Однако ничто не могло ни возродить эпоху, ни восстановить былую исполнительскую безукоризненность труппы. Ожесточившийся, но не выдохшийся в творческом смысле Аштон удалился в расслаблявшую и истощавшую творческие силы ностальгию, которая была целиком направлена на его любимый загородный дом (похожий на дом в «Тщетной предосторожности»), и на общение с королевской семьей: вместе с королевой-матерью он открывал танцы на королевских приемах: опускался перед ней на колени – «ваше величество!»; ей это очень нравилось. В 1976 году он создал «Пять вальсов Брамса в манере Айседоры» – ностальгическое воспоминание о великой танцовщице, сыгравшей важную роль в его собственном творчестве. В том же году он поставил «Месяц в деревне» по пьесе Тургенева. В нем своеобразно пересекались «Энигма-вариации» и «Маргарита и Арман», этот балет стал еще одним, но не столь эффективным портретом общества.

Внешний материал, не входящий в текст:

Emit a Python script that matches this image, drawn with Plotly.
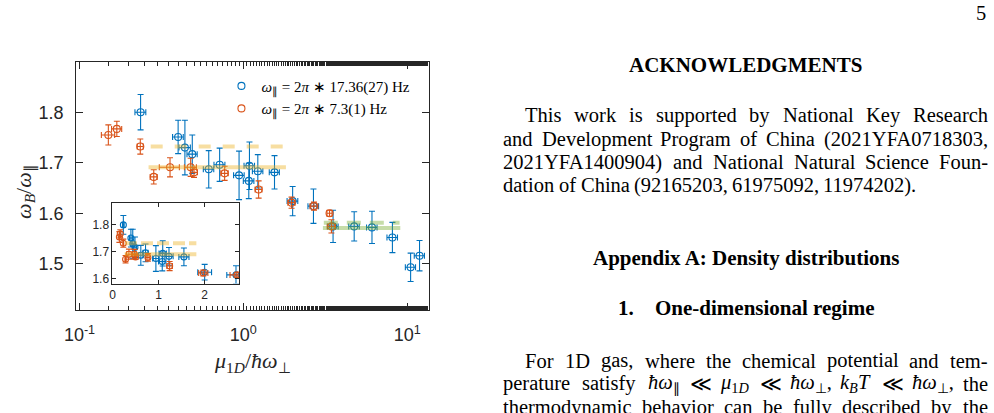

В 1979 году Фонтейн вернулась для последнего – прощального – выступления. Аштон отдал ей дань уважения, поставив «Любовное приветствие Марго Фонтейн» на музыку Элгара. Это был короткий сольный номер, в котором 60-летняя Фонтейн сплетала движения своих героинь из балетов Аштона в цельный танец. В конце Аштон галантно вышел на сцену и подал ей руку. Они удалились за кулисы танцуя, выписывая знаменитые «шаги Фреда», которые, как известно, он включал в свои танцы. Зрители были в таком восторге, что Фонтейн пришлось повторить номер еще раз. В 1984 году труппа поставила собственную программу в честь дня рождения сэра Фреда, а в 1986 году Аштон создал свой последний балет – «Детская». Это был еще один (и последний) семейный портрет: балет рассказывал о счастливом детстве принцессы Маргарет и королевы Елизаветы – «в ленточках и бантиках».
К моменту своей кончины в 1988 году Аштон уже был живой легендой. На гражданской панихиде в Вестминстерском аббатстве, где присутствовали члены королевской семьи, собралась огромная толпа скорбящих, которая потом выплеснулась на улицу к дверям церкви Святой Маргариты. Они оплакивали уход человека и его искусства, и завершение эпохи – «нашей эпохи». Как сказал преданный Аштону критик и друг, «он был нашей юностью, нашим взрослением и нашим старением». Марго Фонтейн скончалась три года спустя после тяжелой борьбы с раком, и толпы вновь заполнили Вестминстерское аббатство. Де Валуа, как всегда стойкая, оставалась в строю до 2001 года и скончалась в возрасте 102 лет, но труппа, которую она создала 70 лет назад, находилась в состоянии художественного и финансового свободного падения57.